Commissioners still passed an ordinance amendment changing the maximum sign size, but asked planners to look at the possibility of restricting internally lighted signs. The final problem was with a Transportation Master Plan map, which had a potential road marked that, if built, would pass over sensitive lands and historic farmlands.
Although the amendment to the transportation plan was focused on a right of way for Highway 39 through Ogden Canyon, the residents who spoke were more concerned about urbanization by potential roads around towns in the valley.
"Anything that might restrict, confine or define what they could do with it (the farmland) in the future is a step that should not be taken," said Sharon Holmstrom, of Eden.
Hammon said she didn't believe the map was developed well enough to be called a master plan and that she felt it left too much open to the whims of future development.
Eden resident Dan Harris said he did not want the potential road to be on a master plan map because it gave the road too much validity as an option.
Planning Director Rob Scott said he did not understand why people were upset about the road, as it has been on the transportation map for more than 20 years.
He said the term "master plan" is just a change in terminology, and doesn't lend the potential road any more legal weight than under a different name.
The commissioners approved the amendment, but chose to call the map the Ogden Valley Transportation Element map.
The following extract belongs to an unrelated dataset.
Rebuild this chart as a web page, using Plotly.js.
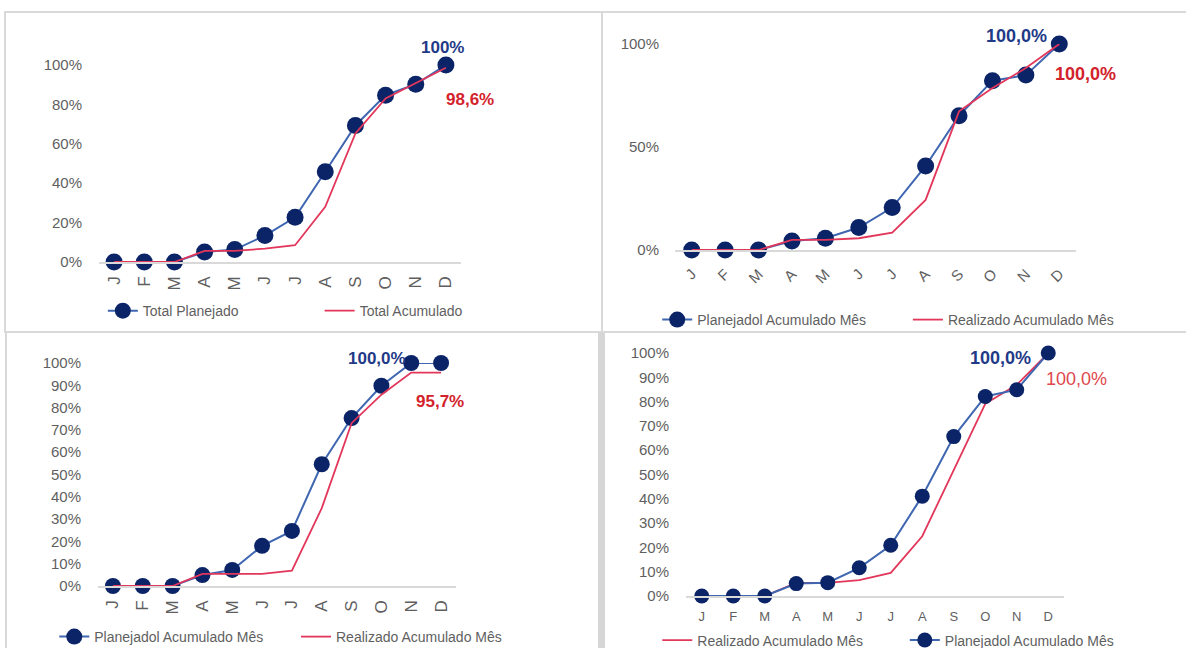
<!DOCTYPE html>
<html>
<head>
<meta charset="utf-8">
<script src="https://cdn.plot.ly/plotly-3.0.1.min.js"></script>
<style>
  html, body { margin:0; padding:0; background:#ffffff; }
  body { width:1186px; height:648px; overflow:hidden; position:relative; }
  .frame { position:absolute; box-sizing:border-box; border:2px solid #d9d9d9; }
  .plot { position:absolute; }
</style>
</head>
<body>
<div class="frame" style="left:4px;top:11px;width:599px;height:322px;"></div>
<div class="frame" style="left:601px;top:11px;width:600px;height:322px;"></div>
<div class="frame" style="left:5px;top:331px;width:597px;height:330px;"></div>
<div class="frame" style="left:600px;top:331px;width:600px;height:330px;"></div>
<div style="position:absolute;left:598px;top:333px;width:7px;height:315px;background:#d6d6d6;"></div>

<div id="p1" class="plot" style="left:6px;top:14px;"></div>
<div id="p2" class="plot" style="left:603px;top:14px;"></div>
<div id="p3" class="plot" style="left:7px;top:334px;"></div>
<div id="p4" class="plot" style="left:605px;top:334px;"></div>

<script>
// ---- Data ----
const months = ['J','F','M','A','M','J','J','A','S','O','N','D'];

const p1Planejado = [0, 0, 0, 0.051, 0.063, 0.134, 0.227, 0.458, 0.693, 0.847, 0.902, 1.0];
const p1Acumulado = [0, 0, 0, 0.056, 0.056, 0.068, 0.085, 0.280, 0.653, 0.830, 0.907, 0.986];
const p1Names = ['Total Planejado', 'Total Acumulado'];
const p1Labels = ['100%', '98,6%'];

const p2Planejado = [0, 0, 0, 0.044, 0.057, 0.109, 0.206, 0.408, 0.652, 0.822, 0.849, 1.0];
const p2Realizado = [0, 0, 0, 0.049, 0.049, 0.057, 0.084, 0.243, 0.673, 0.786, 0.883, 1.0];
const p2Names = ['Planejadol Acumulado Mês', 'Realizado Acumulado Mês'];
const p2Labels = ['100,0%', '100,0%'];

const p3Planejado = [0, 0, 0, 0.049, 0.072, 0.180, 0.247, 0.546, 0.753, 0.898, 1.0, 1.0];
const p3Realizado = [0, 0, 0, 0.054, 0.054, 0.054, 0.069, 0.349, 0.730, 0.858, 0.957, 0.957];
const p3Names = ['Planejadol Acumulado Mês', 'Realizado Acumulado Mês'];
const p3Labels = ['100,0%', '95,7%'];

const p4Planejado = [0, 0, 0, 0.051, 0.055, 0.116, 0.209, 0.411, 0.656, 0.821, 0.849, 1.0];
const p4Realizado = [0, 0, 0, 0.054, 0.054, 0.065, 0.095, 0.246, 0.519, 0.791, 0.869, 1.0];
const p4Names = ['Planejadol Acumulado Mês', 'Realizado Acumulado Mês'];
const p4Labels = ['100,0%', '100,0%'];

// ---- Styling ----
const NAVY = '#0b2468';
const BLUE_LINE = '#3f66b0';
const RED_LINE = '#e2365a';
const LABEL_BLUE = '#1f3a87';
const LABEL_RED = '#d3222b';
const GRAY = '#5f5f5f';
const FONT = 'Liberation Sans, Arial, sans-serif';

const idx = months.map((m, i) => i);

function planTrace(vals, name, msize, leg) {
  return {
    type: 'scatter', mode: 'lines+markers', x: idx, y: vals, name: name, legend: leg,
    line: {color: BLUE_LINE, width: 2},
    marker: {color: NAVY, size: msize, line: {width: 0}},
    cliponaxis: false, hoverinfo: 'skip'
  };
}
function realTrace(vals, name, leg) {
  return {
    type: 'scatter', mode: 'lines', x: idx, y: vals, name: name, legend: leg,
    line: {color: RED_LINE, width: 1.8},
    cliponaxis: false, hoverinfo: 'skip'
  };
}

function legendAt(x, y) {
  return {
    orientation: 'h', xref: 'container', yref: 'container',
    x: x, y: y, xanchor: 'left', yanchor: 'middle',
    font: {size: 14, color: GRAY, family: FONT},
    bgcolor: 'rgba(0,0,0,0)', itemclick: false, itemdoubleclick: false
  };
}

function draw(id, cfg) {
  const last = idx.length - 1;
  const layout = {
    width: cfg.w, height: cfg.h,
    margin: Object.assign({pad: 0, autoexpand: false}, cfg.margin),
    paper_bgcolor: 'rgba(0,0,0,0)', plot_bgcolor: 'rgba(0,0,0,0)',
    font: {family: FONT, color: GRAY},
    showlegend: true,
    legend: legendAt(cfg.legX[0], cfg.legY),
    legend2: legendAt(cfg.legX[1], cfg.legY),
    xaxis: {
      range: [-0.5, 11.5], tickmode: 'array', tickvals: idx, ticktext: months,
      tickangle: cfg.tickAngle, showgrid: false, zeroline: false,
      showline: true, linecolor: '#d9d9d9', linewidth: 1.5, ticks: '',
      tickfont: {size: cfg.xTickSize, color: GRAY, family: FONT},
      ticklabelstandoff: cfg.xStandoff, fixedrange: true
    },
    yaxis: {
      range: [0, 1], tickmode: 'array', tickvals: cfg.yTicks, tickformat: '.0%',
      showgrid: false, zeroline: false, showline: false, ticks: '',
      tickfont: {size: 15, color: GRAY, family: FONT},
      ticklabelstandoff: cfg.yStandoff, fixedrange: true
    },
    annotations: [
      {x: last, y: cfg.plan[last], xref: 'x', yref: 'y', text: cfg.labels[0], showarrow: false,
       xshift: cfg.blueShift[0], yshift: cfg.blueShift[1], xanchor: 'center', yanchor: 'middle',
       font: {size: cfg.labelSize, color: LABEL_BLUE, family: FONT, weight: 'bold'}},
      {x: last, y: cfg.real[last], xref: 'x', yref: 'y', text: cfg.labels[1], showarrow: false,
       xshift: cfg.redShift[0], yshift: cfg.redShift[1], xanchor: 'center', yanchor: 'middle',
       font: {size: cfg.labelSize, color: cfg.redColor || LABEL_RED, family: FONT, weight: cfg.redWeight || 'bold'}}
    ]
  };
  const traces = cfg.redFirst
    ? [realTrace(cfg.real, cfg.names[1], 'legend'), planTrace(cfg.plan, cfg.names[0], cfg.msize, 'legend2')]
    : [planTrace(cfg.plan, cfg.names[0], cfg.msize, 'legend'), realTrace(cfg.real, cfg.names[1], 'legend2')];
  Plotly.newPlot(id, traces, layout, {staticPlot: true, displayModeBar: false});
}

draw('p1', {
  w: 594, h: 317, margin: {l: 93, r: 139, t: 51, b: 69},
  plan: p1Planejado, real: p1Acumulado, names: p1Names, labels: p1Labels,
  yTicks: [0, 0.2, 0.4, 0.6, 0.8, 1.0], tickAngle: -90, xTickSize: 17, xStandoff: 6, yStandoff: 16,
  legX: [0.163, 0.528], legY: 0.063, msize: 17, labelSize: 17,
  blueShift: [-3, 18], redShift: [24, -32]
});
draw('p2', {
  w: 583, h: 317, margin: {l: 72, r: 110, t: 30, b: 81},
  plan: p2Planejado, real: p2Realizado, names: p2Names, labels: p2Labels,
  yTicks: [0, 0.5, 1.0], tickAngle: -45, xTickSize: 15, xStandoff: 8, yStandoff: 15,
  legX: [0.093, 0.523], legY: 0.0347, msize: 17, labelSize: 18,
  blueShift: [-43, 8], redShift: [26, -30]
});
draw('p3', {
  w: 591, h: 314, margin: {l: 91, r: 142, t: 29, b: 62},
  plan: p3Planejado, real: p3Realizado, names: p3Names, labels: p3Labels,
  yTicks: [0, 0.1, 0.2, 0.3, 0.4, 0.5, 0.6, 0.7, 0.8, 0.9, 1.0], tickAngle: -90, xTickSize: 17, xStandoff: 6, yStandoff: 16,
  legX: [0.08, 0.489], legY: 0.035, msize: 16, labelSize: 17,
  blueShift: [-64, 5], redShift: [-1, -29]
});
draw('p4', {
  w: 581, h: 314, margin: {l: 81, r: 122, t: 19, b: 52},
  plan: p4Planejado, real: p4Realizado, names: p4Names, labels: p4Labels, redFirst: true,
  yTicks: [0, 0.1, 0.2, 0.3, 0.4, 0.5, 0.6, 0.7, 0.8, 0.9, 1.0], tickAngle: 0, xTickSize: 13, xStandoff: 8, yStandoff: 16,
  legX: [0.09, 0.516], legY: 0.024, msize: 15, labelSize: 18,
  blueShift: [-48, -5], redShift: [28, -26], redColor: '#e0474c', redWeight: 'normal'
});
</script>
</body>
</html>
To see more of the Standard-Examiner, or to subscribe to the newspaper, go to http://www.standard.net. Copyright (c) 2009, Standard-Examiner, Ogden, Utah Distributed by McClatchy-Tribune Information Services. For reprints, email email@example.com, call 800-374-7985 or 847-635-6550, send a fax to 847-635-6968, or write to The Permissions Group Inc., 1247 Milwaukee Ave., Suite 303, Glenview, IL 60025, USA.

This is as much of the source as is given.